15. In the alternative, this Court sua sponte invokes Fla. Sm. Cl. R. 7.135 and finds that there is no triable issue and hereby summarily enters judgment in favor of the Plaintiff.

__________________

1Defendant issued a policy of insurance effective May 25, 2008 to October 28, 2008.

2May 25, 2008.

3June 02, 2008.

4See Albelo v. Southern Bell, 682 So. 2d 1126 (Fla. 4th DCA 1996) [21 Fla. L. Weekly D2165a].

5Fla. R. Civ. P. 1.510(c); See Volusia County v. Aberdeen at Ormond Beach, L.P.760 So. 2d 126, 130 (Fla. 2000) [25 Fla. L. Weekly S390a].

6See Holl v. Talcott, 191 So. 2d 40, 43 (Fla. 1996).

7Moore v. Morris, 475 So. 2d 666 (Fla. 1985).

8McDonald v. Florida Dep’t of Transp.655 So. 2d 1164 (Fla. 4th DCA 1995) [20 Fla. L. Weekly D1141a].

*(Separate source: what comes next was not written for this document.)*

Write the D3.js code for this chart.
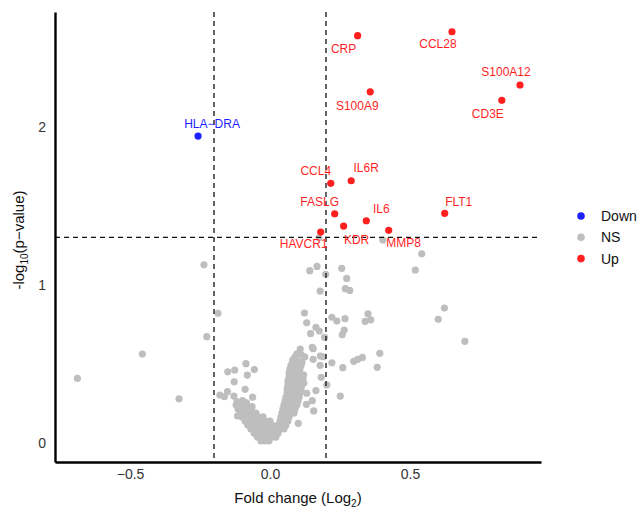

9See Holl, 191 So. 2d at 43-44.

10See Stephens v. Dichtenmueller, 216 So. 2d 448 (Fla. 1968) (holding that a party should have been afforded at least one opportunity to amend or supplement the affidavit); United Auto. Ins. Co. v. Peter F. Merkle, M.D., P.A. a/ a/ o Terry Laray32 So. 3d 159 (Fla. 4th DCA 2012) [35 Fla. L. Weekly D620a].

11See North Broward Hospital District d/ b/ a Broward General Medical Ctr. v. Royster, 544 So. 2d 1131 (Fla. 4th DCA 1989) (finding that “a conclusory affidavit is insufficient to rebut specific allegations of medical negligence as contained in the plaintiff’s affidavit.”); Brooks v. Serrano, 209 So. 2d 279 (Fla. 4th DCA 1968) (finding that the affidavit was insufficient to make the conclusive showing required by Holl v. Talcott because “The affidavit provided only a conclusion of the defendant without any expert explanation as to the standard of care and its application to the facts of the present case.”).

12See Windsor Imaging a/ a/ o Roneil Moms v. State Farm Mut. Auto. Ins. Co., 19 Fla. L. Weekly Supp. 215b (Fla. Broward Cty. Ct. 2011) (stating that “the issue before this Court is not whether State Farm paid a reasonable amount, rather whether the amount charged for the service at issue was reasonable.”).

13See The Personal Injury Clinic (a/ a/ o Alexis Simo) v. United Auto. Ins. Co.18 Fla. L. Weekly Supp. 1174a (Fla. Miami-Dade Cty. Ct. 2011) (holding that “Medicare Fee Schedule pricing, including the Participating Physician’s Fee Schedule related to Medicare Part B, is not relevant to a determination of what is “reasonable” under the categories enumerated in Fla. Stat. 627.736(5)(a)(1).”).

14See Kingsway Amigo Ins. Co. v. Ocean Health Inc.No. 4D10-4887 (Fla. 4th DCA 2011) [36 Fla. L. Weekly D1062a]; Geico Indemnity Co. v. Virtual Imaging Services, Inc.No. 3D10-2595 (Fla. 3DCA 2011) [36 Fla. L. Weekly D2597a].